Applying Top-Down Analysis
Weekly Time Frame
Here we have the Euro Dollar on the weekly time frame. In the first step, we mark the key levels of market structure that the price has recently reacted to. We keep the analysis simple by drawing the most recent levels near the current price. For instance, we draw the historical top, which has recently rejected the price twice, and another key level in front of the price, which has acted as support multiple times. These are the only things we need from the weekly time frame: key levels of market structure that have a high chance of reacting when the price taps into them.
Daily Time Frame
Moving to the daily time frame, we adjust the weekly levels to get the greatest number of touches. We also draw the daily key levels of market structure with another color for easy distinction when zooming into lower time frames. Remember, the higher the time frame, the more important the level.
Identifying Powerful Market Structure Levels
There are five criteria that we look for when identifying key levels of market structure, each making the level more powerful:
Turning Points: Areas that have reversed the market trend previously, signaling a higher chance for the price to react again.
Multiple Rejections: More rejections from an area show that traders have taken action at the same level, making it more powerful.
Acted as Both Support and Resistance: A level that has acted as both increases the probability for the price to reject this level again.
Drastic Move Away from the Area: A deeper return from a level makes it more important.
Recently Respected or Created Levels: Current and new levels are always more effective since they are recent.
Smart Money Concepts on the 4-Hour Time Frame
In the 4-hour time frame, we apply smart money concepts by identifying market direction, supply and demand areas, order blocks, fair value gaps, liquidity zones, and possible trade opportunities.
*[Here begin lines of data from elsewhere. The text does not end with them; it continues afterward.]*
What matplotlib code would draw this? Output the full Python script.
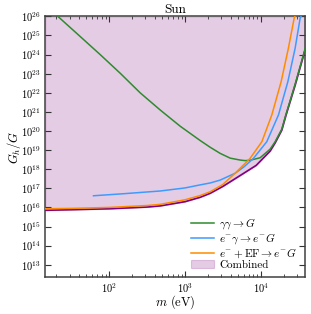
import numpy as np
from matplotlib import pyplot as plt

# values (mass in eV, bound as log10(G_h/G))
m_gg = [21, 40, 76, 140, 256, 471, 865, 1590, 2150, 2910, 3950, 5350, 6220,
        7240, 9820, 13300, 15490, 18970, 21430, 28440, 38500]
log_gg = [26.0, 25.0, 24.0, 23.02, 22.0, 21.1, 20.25, 19.5, 19.15, 18.83, 18.58,
          18.48, 18.45, 18.47, 18.6, 19.05, 19.44, 20.1, 20.84, 22.45, 24.3]

m_eg = [62, 158, 471, 1000, 1585, 2150, 2910, 4590, 6000, 8020, 12020, 17140,
        22800, 28440, 33110, 34500]
log_eg = [16.61, 16.72, 16.86, 17.02, 17.18, 17.28, 17.43, 17.79, 18.12, 18.57,
          19.44, 20.84, 22.58, 24.33, 25.9, 26.05]

m_ef = [14.3, 31.6, 100, 316, 471, 1000, 1585, 2150, 3160, 4590, 6890, 7240,
        10350, 14000, 18580, 23170, 27600, 28600]
log_ef = [15.93, 15.95, 16.0, 16.1, 16.16, 16.4, 16.62, 16.82, 17.2, 17.79,
          18.48, 18.57, 19.44, 20.84, 22.58, 24.33, 25.9, 26.05]

m_comb = [14.3, 31.6, 100, 316, 471, 1000, 1585, 2150, 3160, 4830, 8700, 13300,
          15490, 18970, 21430, 28440, 38500]
log_comb = [15.85, 15.88, 15.93, 16.02, 16.08, 16.3, 16.53, 16.74, 17.1, 17.56,
            18.2, 18.95, 19.38, 20.05, 20.8, 22.4, 24.25]

labels = [r'$\gamma\gamma \rightarrow G$',
          r'$e^{-}\gamma \rightarrow e^{-}G$',
          r'$e^{-} + \mathrm{EF} \rightarrow e^{-}G$',
          'Combined']

plt.rcParams['font.family'] = 'serif'
plt.rcParams['font.serif'] = ['cmr10', 'DejaVu Serif']
plt.rcParams['mathtext.fontset'] = 'cm'
plt.rcParams['axes.formatter.use_mathtext'] = True

fig = plt.figure(figsize=(3.11, 3.14), dpi=100)
ax = fig.add_axes([0.1447, 0.1169, 0.8360, 0.8309])

ymin, ymax = 2.2e12, 1e26
ax.fill_between(m_comb, np.power(10.0, log_comb), ymax, color='purple',
                alpha=0.2, lw=0.8, label=labels[3], zorder=1)
ax.plot(m_comb, np.power(10.0, log_comb), color='purple', lw=1.2, zorder=2)
ax.plot(m_gg, np.power(10.0, log_gg), color='#2e8b2e', lw=1.1,
        label=labels[0], zorder=3)
ax.plot(m_eg, np.power(10.0, log_eg), color='#3d9bff', lw=1.1,
        label=labels[1], zorder=3)
ax.plot(m_ef, np.power(10.0, log_ef), color='darkorange', lw=1.1,
        label=labels[2], zorder=3)

ax.set_xscale('log')
ax.set_yscale('log')
ax.set_xlim(14.2, 3.84e4)
ax.set_ylim(ymin, ymax)
ax.set_yticks([10.0 ** k for k in range(13, 27)])

ax.tick_params(which='both', direction='in', top=True, right=True,
               labelsize=7.5, color='0.2')
ax.tick_params(which='major', length=4, pad=3)
ax.tick_params(which='minor', length=2)
for s in ax.spines.values():
    s.set_linewidth(1.1)
    s.set_color('0.25')

ax.set_xlabel(r'$m$ (eV)', fontsize=9, labelpad=-1)
ax.set_ylabel(r'$G_h/G$', fontsize=9, labelpad=-1.5)
ax.set_title('Sun', fontsize=9.5, pad=1.5)

h, l = ax.get_legend_handles_labels()
order = [1, 2, 3, 0]
leg = ax.legend([h[i] for i in order], [l[i] for i in order], loc='lower right',
                frameon=False, fontsize=8, handlelength=2.0, labelspacing=0.0,
                borderaxespad=0.3, handletextpad=0.5)

fig.savefig('out.png', dpi=100)
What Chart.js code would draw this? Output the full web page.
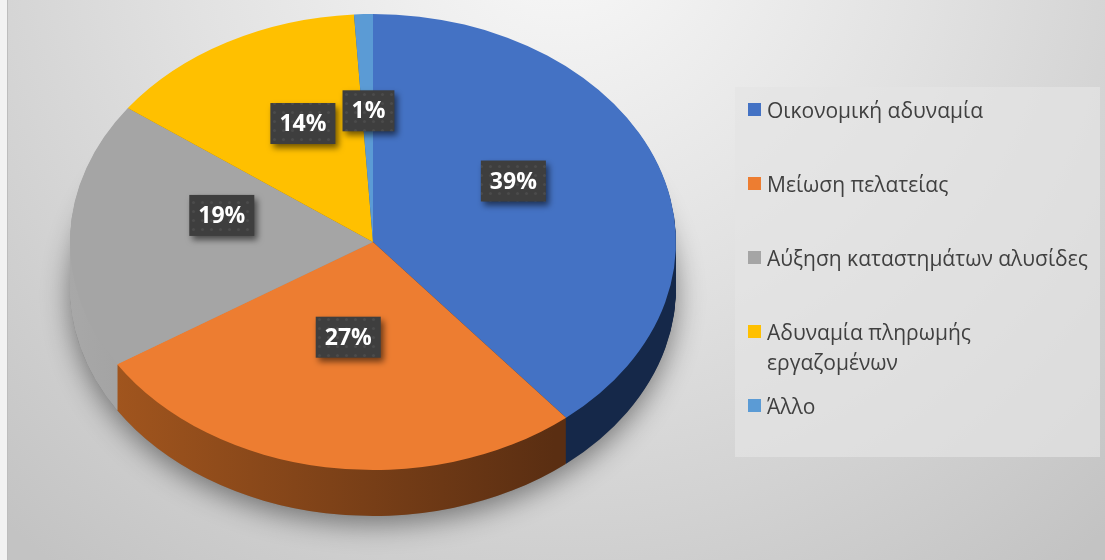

For example, if the market has recently broken below a key daily level with momentum, supply is in control. If we spot an inefficiency creating a fair value gap and a break of structure, the candle that created the inefficiency is our order block zone, which can give us a potential short entry.
Further Confirmation on the 1-hour and 15-minute Time Frames
In the 1-hour time frame, we continue applying smart money concepts. If the higher time frame directional bias is bearish, we expect the price to get rejected from the 4-hour time frame order block after mitigating the daily zone. The price may create liquidity zones before reaching the 4-hour order block, serving as another confirmation.
Finally, on the 15-minute time frame, we only look for confirmation to enter the positions.
For example, we need the price to enter the order block zone and create a change of character to confirm that the short-term uptrend is over and that the market can continue pushing downwards.
Backtesting Your Strategy
Before using any setup with your real account, you should backtest it on different pairs to evaluate the performance of the strategy using historical data. Backtesting allows traders to build confidence and prepare for potential risks associated with their strategies, optimizing them by fine-tuning parameters and rules.
Example of Multi-Timeframe Analysis
Let’s apply multi-timeframe analysis to another pair, the Aussie Dollar. On the weekly time frame, we draw the visible levels near the current price. We then move on to the daily time frame, adjusting the weekly levels to get the greatest number of touches and drawing any additional daily levels. On the 4-hour chart, we spot a bearish bias after mitigating the daily level and see a deep retracement to the order block zone. Depending on the price action in lower time frames, we could go short or long, adjusting our targets based on key levels.